O documento explicava que o Rio arrecadou, em maio de 2023, R$ 50,8 milhões em ISS de atividades relacionadas ao show, como turismo, setor aeroportuário e eventos. “Com esse grande evento, estima-se um aumento da arrecadação de 20% em maio de 2024, levando para o valor de R$ 60,9 milhões, com um aumento de R$ 10,2 milhões em comparação com o mesmo mês do ano anterior”, dizia o texto.
É curioso que o aumento estimado cobriria exatamente o valor que a prefeitura desembolsou pelo show. A reportagem questionou a prefeitura do Rio de Janeiro para saber por que haveria um aumento de 20%, e não de 10% ou de 30%, por exemplo. Como se chegou a essa estimativa? O órgão não respondeu.
No mês passado, Siqueira foi escarafunchar as planilhas oficiais de ISS divulgadas pela prefeitura carioca. Ele descobriu que, tirando a inflação, o aumento do ISS no mês de maio, entre 2023 e 2024, de R$ 100 mil. A reportagem chegou aos mesmos números ao refazer as contas.

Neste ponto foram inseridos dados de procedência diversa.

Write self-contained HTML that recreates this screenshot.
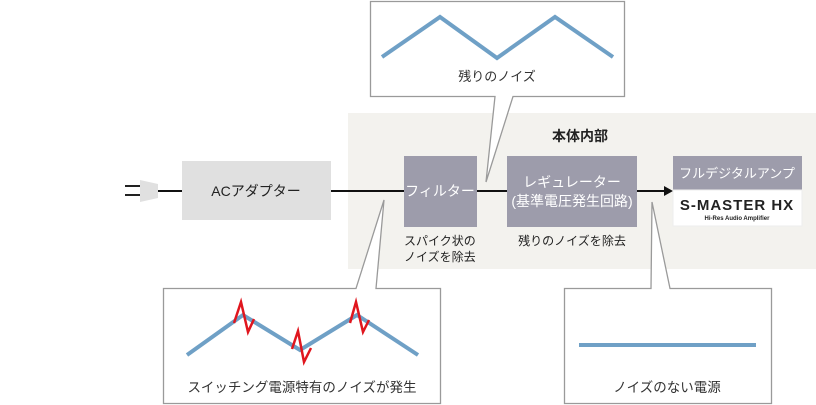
<!DOCTYPE html>
<html><head><meta charset="utf-8"><style>
html,body{margin:0;padding:0;background:#fff;}
svg{display:block;font-family:"Liberation Sans","Noto Sans CJK JP",sans-serif;}
</style></head><body>
<svg width="816" height="405" viewBox="0 0 816 405" xmlns="http://www.w3.org/2000/svg">
<rect x="348" y="113" width="468" height="156" fill="#f3f2ee"/>
<text x="580" y="141" font-size="14" font-weight="bold" fill="#222" text-anchor="middle">本体内部</text>
<line x1="125" y1="186" x2="140" y2="186" stroke="#222" stroke-width="2"/>
<line x1="125" y1="195" x2="140" y2="195" stroke="#222" stroke-width="2"/>
<polygon points="140,180 158,184 158,198 140,202" fill="#e0e0e0"/>
<line x1="158" y1="191" x2="182" y2="191" stroke="#111" stroke-width="2"/>
<rect x="182" y="161" width="149" height="59" fill="#e0e0e0"/>
<text x="256" y="196" font-size="14" fill="#222" text-anchor="middle">ACアダプター</text>
<line x1="331" y1="191" x2="404" y2="191" stroke="#111" stroke-width="2"/>
<rect x="404" y="156" width="73" height="71" fill="#9d9cab"/>
<text x="440" y="196" font-size="14" fill="#fff" text-anchor="middle">フィルター</text>
<line x1="477" y1="191" x2="507" y2="191" stroke="#111" stroke-width="2"/>
<rect x="507" y="156" width="130" height="71" fill="#9d9cab"/>
<text x="572" y="187" font-size="14" fill="#fff" text-anchor="middle">レギュレーター</text>
<text x="572" y="206" font-size="14" fill="#fff" text-anchor="middle">(基準電圧発生回路)</text>
<line x1="637" y1="191" x2="664" y2="191" stroke="#111" stroke-width="2"/>
<polygon points="664,186 673,191 664,196" fill="#111"/>
<rect x="673" y="156" width="129" height="34" fill="#9d9cab"/>
<rect x="673" y="190" width="129" height="36" fill="#fff" stroke="#eee"/>
<text x="737" y="178" font-size="13" fill="#fff" text-anchor="middle">フルデジタルアンプ</text>
<text x="737" y="210" font-size="15" font-weight="bold" fill="#222" text-anchor="middle" letter-spacing="1">S-MASTER HX</text>
<text x="737" y="220" font-size="6" font-weight="bold" fill="#222" text-anchor="middle">Hi-Res Audio Amplifier</text>
<text x="404" y="245" font-size="12" fill="#222">スパイク状の</text>
<text x="404" y="261" font-size="12" fill="#222">ノイズを除去</text>
<text x="572" y="245" font-size="12" fill="#222" text-anchor="middle">残りのノイズを除去</text>
<path d="M370.5,1.5 H624.5 V96.5 H513 L486,182 L495,96.5 H370.5 Z" fill="#fff" stroke="#9a9a9a" stroke-width="1.3"/>
<polyline points="382,57 440,17 497,58 555,17 613,57" fill="none" stroke="#6fa0c6" stroke-width="4"/>
<text x="497" y="81" font-size="13" fill="#333" text-anchor="middle">残りのノイズ</text>
<path d="M163.5,288.5 H356 L384,200 L376,288.5 H440.5 V403.5 H163.5 Z" fill="#fff" stroke="#9a9a9a" stroke-width="1.3"/>
<polyline points="187,355 243,315 300,350 357,315 418,355" fill="none" stroke="#6fa0c6" stroke-width="4"/>
<polyline points="234,323 241,302 248,332 254,319" fill="none" stroke="#e0161e" stroke-width="2.5"/>
<polyline points="292,349 298,331 304,362 311,348" fill="none" stroke="#e0161e" stroke-width="2.5"/>
<polyline points="350,323 356,302 363,332 369,320" fill="none" stroke="#e0161e" stroke-width="2.5"/>
<text x="302" y="392" font-size="13.5" fill="#333" text-anchor="middle">スイッチング電源特有のノイズが発生</text>
<path d="M564.5,288.5 H651 L652,202 L670,288.5 H771.5 V403.5 H564.5 Z" fill="#fff" stroke="#9a9a9a" stroke-width="1.3"/>
<line x1="579" y1="345" x2="756" y2="345" stroke="#6fa0c6" stroke-width="4"/>
<text x="667" y="392" font-size="13.5" fill="#333" text-anchor="middle">ノイズのない電源</text>
</svg>
</body></html>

A reportagem também questionou Paes sobre as contas. Por meio de sua assessoria de imprensa, a prefeitura afirmou que os dados divulgados originalmente eram corretos, sem, no entanto, oferecer mais explicações sobre os números.
Os dados financeiros não foram os únicos a serem questionados no show de Madonna. Após a Riotur, órgão de turismo da prefeitura, ter estimado o número de espectadores em 1,6 milhão que a Riotur, o Datafolha fez suas próprias contas e afirmou que o público não poderia ter passado de 875 mil pessoas.
Dias depois, Paes ironizou a história, não esclareceu os cálculos e escreveu no X: “Ai ai ai! Esses jornais de São Paulo não sabem fazer conta mesmo!”